Kepala BMKG Dwikorita Karnawati menambahkan, angin dari daratan dan Samudra Pasifik memiliki pola yang mengarah pada ekuator atau khatulistiwa. Namun, karena rotasi bumi, angin menjadi berbelok ketika mendekati ekuator.
Belokan arah angin terjadi dari dua arah yang berbeda, yakni dari Samudra Pasifik dan dari arah Asia. Akibatnya, terjadi tabrakan di sekitar Pulau Sumatera terutama bagian utara hingga tengah. Hal tersebut menimbulkan berkurangnya kecepatan angin dan terjadi pembentukan awan secara intensif sehingga hujan turun.
Dalam tiga hari ke depan beberapa wilayah di zona pertemuan belokan angin, seperti di Aceh, Sumatera Utara, Riau, Sumatera Barat, Jambi, Bangka Belitung, Bengkulu, Sumatera Selatan, Jawa Barat, Jawa Tengah, Jawa Timur, Banten, Kalimantan Timur, Kalimantan Tengah, Kalimantan Selatan, Sulawesi Barat, Sulawesi Tenggara, Sulawesi Selatan, Maluku, Papua Barat, dan Papua, akan mengalami hujan lebat .

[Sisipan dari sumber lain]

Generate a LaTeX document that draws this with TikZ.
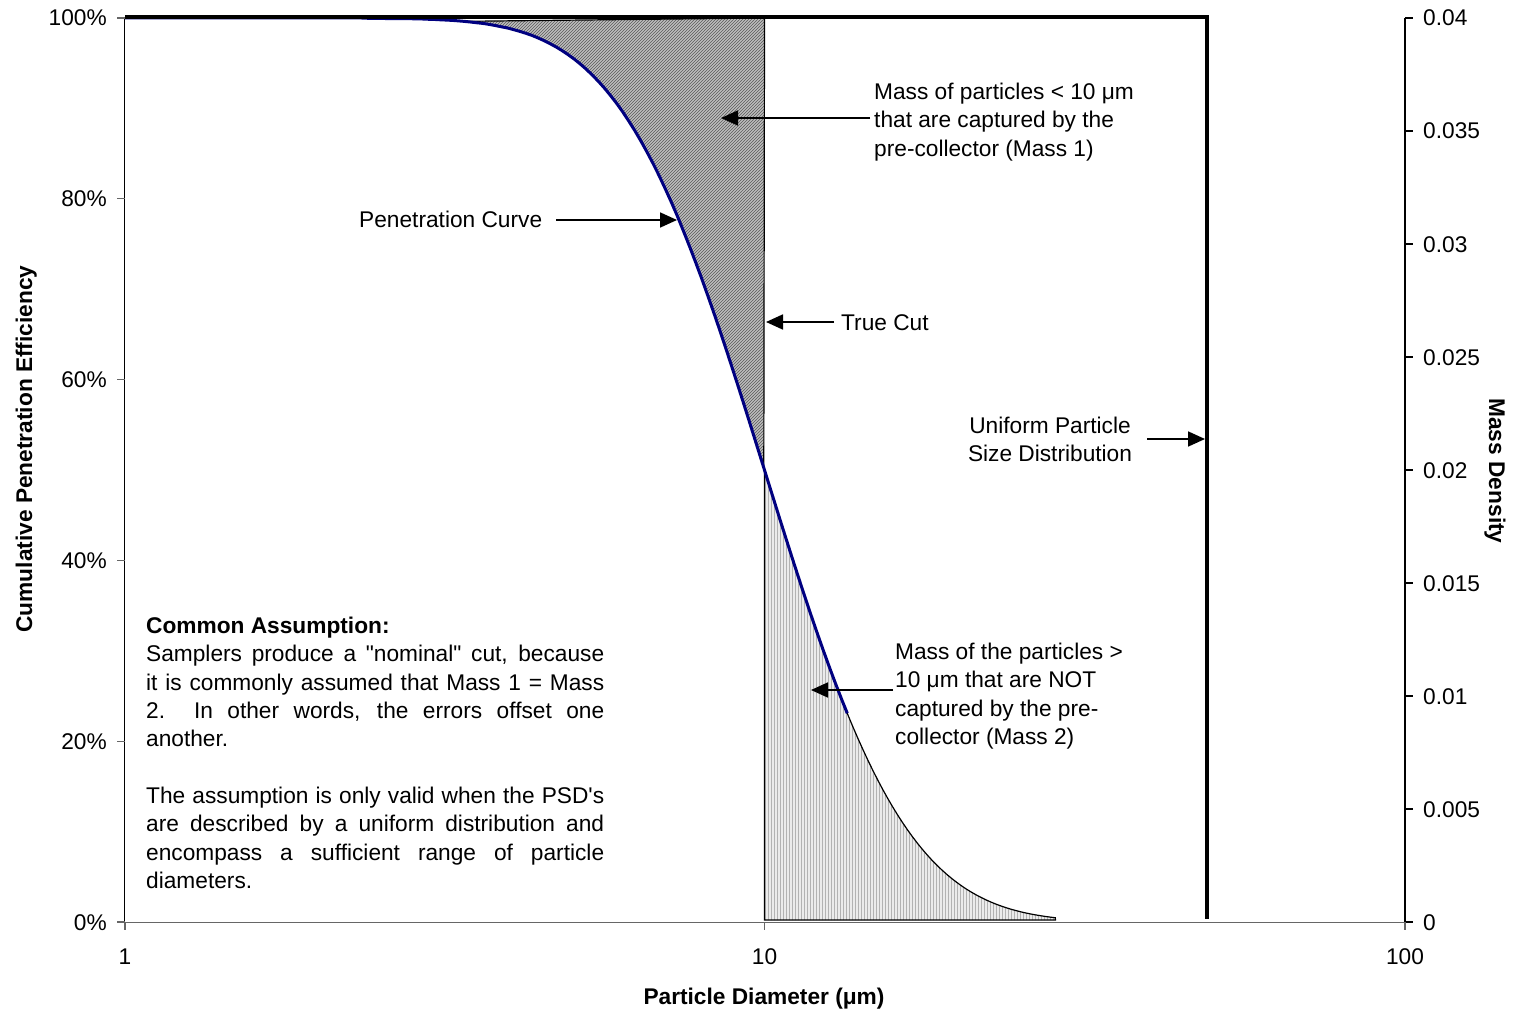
\documentclass[tikz,border=0pt]{standalone}
\usepackage{fontspec}
\newfontfamily\arial{Liberation Sans}
\usetikzlibrary{arrows.meta,patterns}
\definecolor{navy}{RGB}{0,0,128}
\begin{document}
\begin{tikzpicture}[x=1pt,y=-1pt,
  declare function={zz(\t)=2.302585*(1-\t)/0.405; pen(\t)=1/(1+exp(-(0.07056*zz(\t)*zz(\t)*zz(\t)+1.5976*zz(\t))));},
  every node/.style={font=\arial\fontsize{22.7}{28.3}\selectfont, inner sep=0pt},
  boldtext/.style={font=\arial\bfseries\fontsize{22.7}{28.3}\selectfont},
  lab/.style={text height=16pt, text depth=0pt},
  arr/.style={line width=1.8pt, -{Triangle[length=17pt,width=15pt]}},
  axisgray/.style={draw=black!60, line width=1.3pt},
  region one/.style={preaction={fill=black!25}, pattern=north east lines, pattern color=black!65, draw=black, line width=1.2pt},
  region two/.style={preaction={fill=black!8}, pattern=vertical lines, pattern color=black!30, draw=black, line width=1.2pt}]
\fill[white] (0,0) rectangle (1518,1011);
\useasboundingbox (0,0) rectangle (1518,1011);

% shaded regions
\path[region one] plot[domain=0.53:1,samples=80] ({125+639.5*\x},{922-904*pen(\x)}) -- (764.5,18) -- cycle;
\path[region two] (764.5,470) -- plot[domain=1:1.455,samples=60] ({125+639.5*\x},{922-904*pen(\x)}) -- (1055.5,920) -- (764.5,920) -- cycle;

% penetration curve
\draw[navy, line width=3pt] plot[domain=0:1.13,samples=120] ({125+639.5*\x},{922-904*pen(\x)});

% uniform distribution
\draw[line width=4pt, miter limit=10] (125,17.5) -- (1207,17.5) -- (1207,919);

% axes
\draw[black, line width=1.2pt] (124.5,18) -- (124.5,922);
\draw[axisgray] (124.5,922.5) -- (1405,922.5);
\draw[black, line width=1.2pt] (1405,18) -- (1405,922);
\foreach \v in {0,20,40,60,80,100}{
  \draw[axisgray] (117,{922-9.04*\v}) -- (124.5,{922-9.04*\v});
  \node[lab, anchor=east] (yl\v) at (107,{922-9.04*\v}) {\v\%};
}
\foreach \v/\t in {0/0,1/0.005,2/0.01,3/0.015,4/0.02,5/0.025,6/0.03,7/0.035,8/0.04}{
  \draw[black, line width=1.2pt] (1405,{922-113*\v}) -- (1413,{922-113*\v});
  \node[lab, anchor=west] (yr\v) at (1423,{922-113*\v}) {\t};
}
\foreach \xx/\t in {125/1,764.5/10,1405/100}{
  \draw[axisgray] (\xx,922) -- (\xx,930);
  \node[lab] (xl\t) at (\xx,956) {\t};
}

% axis titles
\node[lab, boldtext] (xtitle) at (764,996) {Particle Diameter (μm)};
\node[lab, boldtext, rotate=90] (ytitle) at (24,449) {Cumulative Penetration Efficiency};
\node[lab, boldtext, rotate=-90] (y2title) at (1497,471) {Mass Density};

% annotations
\node[anchor=north west, align=left] (mass1) at (874,83) {Mass of particles < 10 μm\\that are captured by the\\pre-collector (Mass 1)};
\coordinate (m1s) at (870,118);
\coordinate (m1t) at (721,118);
\draw[arr] (m1s) -- (m1t);

\node[lab, anchor=west] (pclab) at (359,220) {Penetration Curve};
\coordinate (pcs) at (556,220);
\coordinate (pct) at (677,220);
\draw[arr] (pcs) -- (pct);

\node[lab, anchor=west] (tclab) at (841,322) {True Cut};
\coordinate (tcs) at (834,322);
\coordinate (tct) at (766,322);
\draw[arr] (tcs) -- (tct);

\node[anchor=north, align=center] (udlab) at (1050,417) {Uniform Particle\\Size Distribution};
\coordinate (uds) at (1147,439);
\coordinate (udt) at (1205,439);
\draw[arr] (uds) -- (udt);

\node[anchor=north west, align=left] (mass2) at (895,643) {Mass of the particles >\\10 μm that are NOT\\captured by the pre-\\collector (Mass 2)};
\coordinate (m2s) at (893,690);
\coordinate (m2t) at (811,690);
\draw[arr] (m2s) -- (m2t);

\node[anchor=north west, align=left] (ca) at (146,617) {{\bfseries Common Assumption:}\\
\makebox[458pt][s]{Samplers produce a "nominal" cut, because}\\
\makebox[458pt][s]{it is commonly assumed that Mass 1 = Mass}\\
\makebox[458pt][s]{2.\ \ In other words, the errors offset one}\\
another.\\[28.3pt]
\makebox[458pt][s]{The assumption is only valid when the PSD's}\\
\makebox[458pt][s]{are described by a uniform distribution and}\\
\makebox[458pt][s]{encompass a sufficient range of particle}\\
diameters.};
\end{tikzpicture}
\end{document}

Meskipun sebagian wilayah di Indonesia berpotensi hujan, beberapa wilayah berpotensi terjadi kebakaran hutan seperti di Kalimantan Barat, Sulawesi Tengah, Sulawesi Tenggara, dan Sulawesi Utara. Diperkirakan potensi kebakaran akan terjadi hingga 10 April 2019.
Mitigasi
Prabowo mengimbau agar masyarakat mulai mengatur penggunaan air. Pemerintah juga perlu mempersiapkan daerah resapan dan bendungan untuk menjaga ketersediaan air secara jangka panjang.
Selain itu, masyarakat juga diimbau tidak berada di bawah pohon yang rindang dan sudah tua serta baliho agar tidak tertimpa saat roboh karena pengaruh embusan angin yang kencang. Masyarakat juga diimbau untuk mewaspadai kondisi tubuh yang cepat dehidrasi pada masa pancaroba.
Sebagai upaya mitigasi untuk memantau perubahan cuaca, BMKG telah memasang radar cuaca di beberapa bandara. Selain itu, 180 bandara juga telah dilengkapi automated weather observing system (AWOS). Sistem ini dapat membantu memberikan informasi cuaca sesuai dengan waktu kejadian dan akurat.
BMKG juga telah memasang peralatan untuk memonitor cuaca di wilayah maritim. Akan tetapi, karena wilayah maritim Indonesia yang sangat luas, mereka belum memasang alat monitor di semua stasiun maritim.